> GIVEN DATA:
-------------------------

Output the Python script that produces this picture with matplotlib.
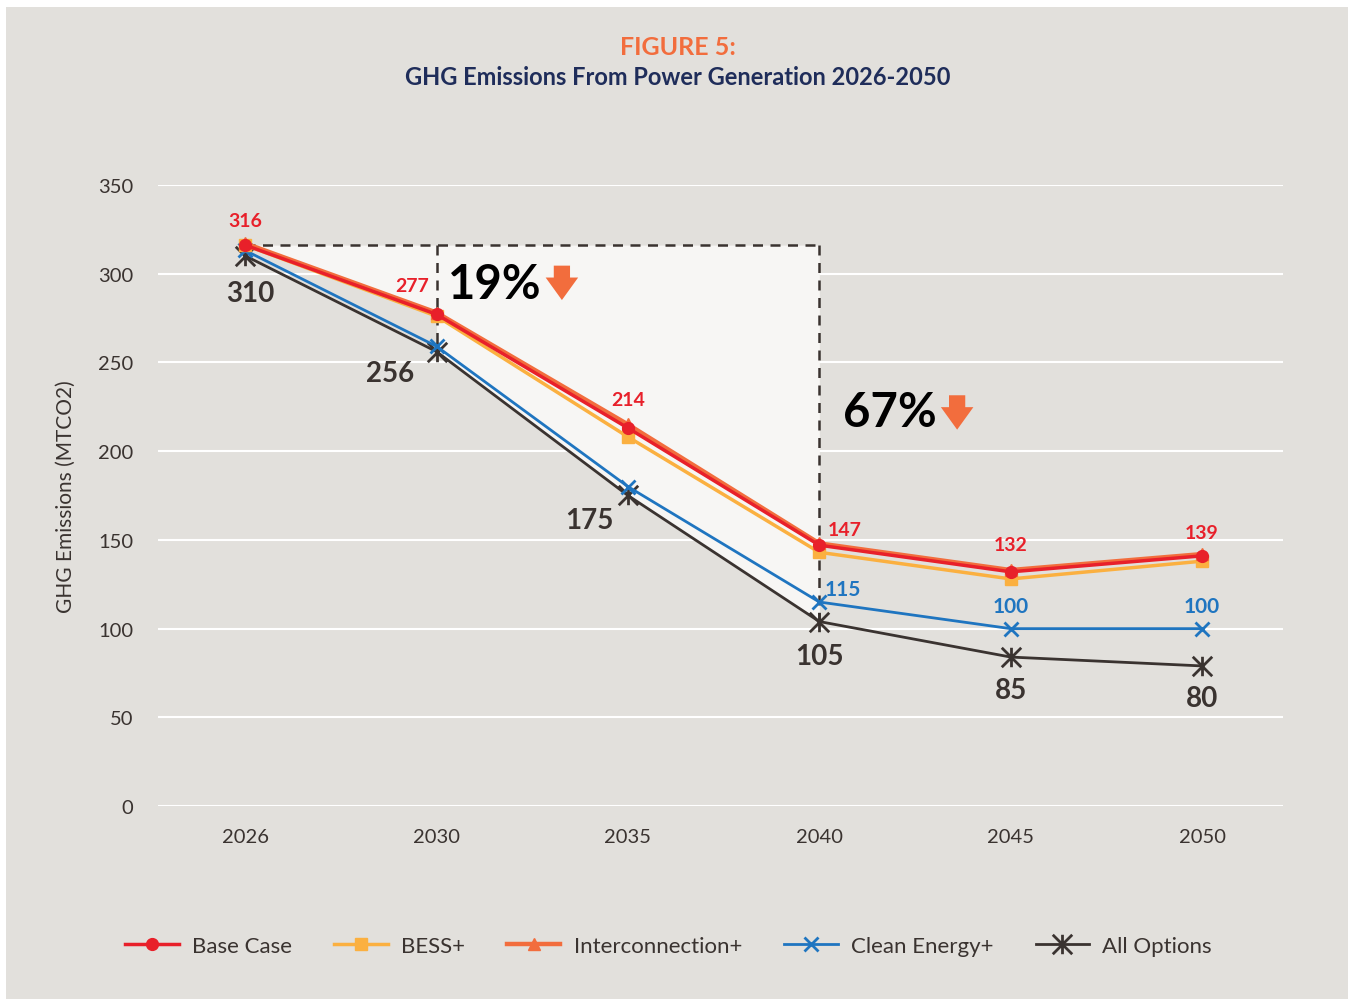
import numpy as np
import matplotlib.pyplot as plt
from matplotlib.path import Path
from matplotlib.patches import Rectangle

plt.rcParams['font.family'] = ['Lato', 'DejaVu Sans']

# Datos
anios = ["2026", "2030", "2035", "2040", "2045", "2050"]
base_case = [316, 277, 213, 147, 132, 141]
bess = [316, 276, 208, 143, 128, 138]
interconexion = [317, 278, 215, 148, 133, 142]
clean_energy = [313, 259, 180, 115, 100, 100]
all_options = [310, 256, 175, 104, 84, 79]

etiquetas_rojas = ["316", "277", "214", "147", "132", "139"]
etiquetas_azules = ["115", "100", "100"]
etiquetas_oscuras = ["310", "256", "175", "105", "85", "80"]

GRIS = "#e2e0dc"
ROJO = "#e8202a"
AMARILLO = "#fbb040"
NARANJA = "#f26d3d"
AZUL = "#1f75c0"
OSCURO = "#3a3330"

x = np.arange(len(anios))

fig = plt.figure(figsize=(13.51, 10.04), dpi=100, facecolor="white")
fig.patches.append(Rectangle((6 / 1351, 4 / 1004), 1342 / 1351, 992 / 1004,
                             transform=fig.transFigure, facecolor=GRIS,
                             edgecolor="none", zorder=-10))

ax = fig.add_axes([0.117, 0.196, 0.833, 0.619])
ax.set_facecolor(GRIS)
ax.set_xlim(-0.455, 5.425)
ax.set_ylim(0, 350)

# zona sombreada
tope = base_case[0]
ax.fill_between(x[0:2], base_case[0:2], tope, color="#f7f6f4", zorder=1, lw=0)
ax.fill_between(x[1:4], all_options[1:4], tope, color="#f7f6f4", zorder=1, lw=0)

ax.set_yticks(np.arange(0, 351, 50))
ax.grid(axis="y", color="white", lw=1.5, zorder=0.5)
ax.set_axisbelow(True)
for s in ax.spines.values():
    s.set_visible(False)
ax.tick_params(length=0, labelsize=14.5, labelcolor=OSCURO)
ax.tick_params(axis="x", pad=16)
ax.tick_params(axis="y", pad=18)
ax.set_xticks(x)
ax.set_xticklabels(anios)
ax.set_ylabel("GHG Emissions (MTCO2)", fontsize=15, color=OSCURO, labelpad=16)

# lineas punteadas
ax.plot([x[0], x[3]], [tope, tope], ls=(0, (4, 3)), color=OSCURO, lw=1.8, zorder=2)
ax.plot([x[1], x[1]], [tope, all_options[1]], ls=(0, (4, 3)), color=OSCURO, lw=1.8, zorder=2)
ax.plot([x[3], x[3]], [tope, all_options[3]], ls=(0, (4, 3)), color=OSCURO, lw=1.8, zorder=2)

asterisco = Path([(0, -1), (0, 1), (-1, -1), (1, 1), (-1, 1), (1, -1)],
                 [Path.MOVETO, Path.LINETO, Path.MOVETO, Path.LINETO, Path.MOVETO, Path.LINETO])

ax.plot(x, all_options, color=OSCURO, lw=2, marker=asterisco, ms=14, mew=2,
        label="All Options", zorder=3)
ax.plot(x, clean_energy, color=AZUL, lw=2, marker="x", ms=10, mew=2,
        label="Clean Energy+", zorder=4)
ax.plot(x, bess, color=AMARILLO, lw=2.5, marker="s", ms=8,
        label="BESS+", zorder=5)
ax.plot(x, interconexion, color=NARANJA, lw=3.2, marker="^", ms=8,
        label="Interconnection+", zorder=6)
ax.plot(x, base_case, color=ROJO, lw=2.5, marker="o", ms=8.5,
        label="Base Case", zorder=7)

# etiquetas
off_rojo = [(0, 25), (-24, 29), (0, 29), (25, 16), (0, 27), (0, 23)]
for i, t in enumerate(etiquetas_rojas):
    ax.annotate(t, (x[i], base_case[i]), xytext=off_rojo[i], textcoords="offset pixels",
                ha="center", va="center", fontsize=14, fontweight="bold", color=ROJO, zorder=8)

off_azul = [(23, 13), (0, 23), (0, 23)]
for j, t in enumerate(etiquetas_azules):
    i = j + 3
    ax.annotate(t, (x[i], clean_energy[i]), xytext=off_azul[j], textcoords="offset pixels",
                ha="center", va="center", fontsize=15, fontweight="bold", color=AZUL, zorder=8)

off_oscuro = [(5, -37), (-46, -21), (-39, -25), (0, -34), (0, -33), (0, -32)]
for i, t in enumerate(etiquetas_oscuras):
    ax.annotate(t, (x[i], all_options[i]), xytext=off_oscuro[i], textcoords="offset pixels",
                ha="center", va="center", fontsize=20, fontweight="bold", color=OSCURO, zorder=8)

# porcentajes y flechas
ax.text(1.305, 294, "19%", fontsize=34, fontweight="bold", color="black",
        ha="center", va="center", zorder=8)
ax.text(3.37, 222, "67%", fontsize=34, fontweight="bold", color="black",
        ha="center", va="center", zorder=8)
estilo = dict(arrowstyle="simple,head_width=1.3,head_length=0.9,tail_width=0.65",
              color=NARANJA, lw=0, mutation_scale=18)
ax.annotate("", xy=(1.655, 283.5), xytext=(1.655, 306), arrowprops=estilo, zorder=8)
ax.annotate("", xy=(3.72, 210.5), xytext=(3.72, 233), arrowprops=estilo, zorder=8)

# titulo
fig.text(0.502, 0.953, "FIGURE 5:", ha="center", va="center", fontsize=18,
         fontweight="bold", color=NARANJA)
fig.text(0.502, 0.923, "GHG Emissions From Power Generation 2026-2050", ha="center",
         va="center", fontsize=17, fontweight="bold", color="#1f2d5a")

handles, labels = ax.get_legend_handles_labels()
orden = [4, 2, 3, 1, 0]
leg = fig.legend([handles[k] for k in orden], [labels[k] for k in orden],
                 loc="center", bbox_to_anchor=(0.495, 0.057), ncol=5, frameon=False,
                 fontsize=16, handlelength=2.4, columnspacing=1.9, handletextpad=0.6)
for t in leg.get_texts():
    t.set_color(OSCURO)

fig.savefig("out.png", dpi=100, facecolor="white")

-------------------------

> DIRECTIVE: Go from the first line of the data above to the line containing "plt.rcParams['font.family'] = ['Lato', 'DejaVu" and retype exactly those lines, both included, but none of the pictures.

> CORRECT RESPONSE:
Output the Python script that produces this picture with matplotlib.
import numpy as np
import matplotlib.pyplot as plt
from matplotlib.path import Path
from matplotlib.patches import Rectangle

plt.rcParams['font.family'] = ['Lato', 'DejaVu Sans']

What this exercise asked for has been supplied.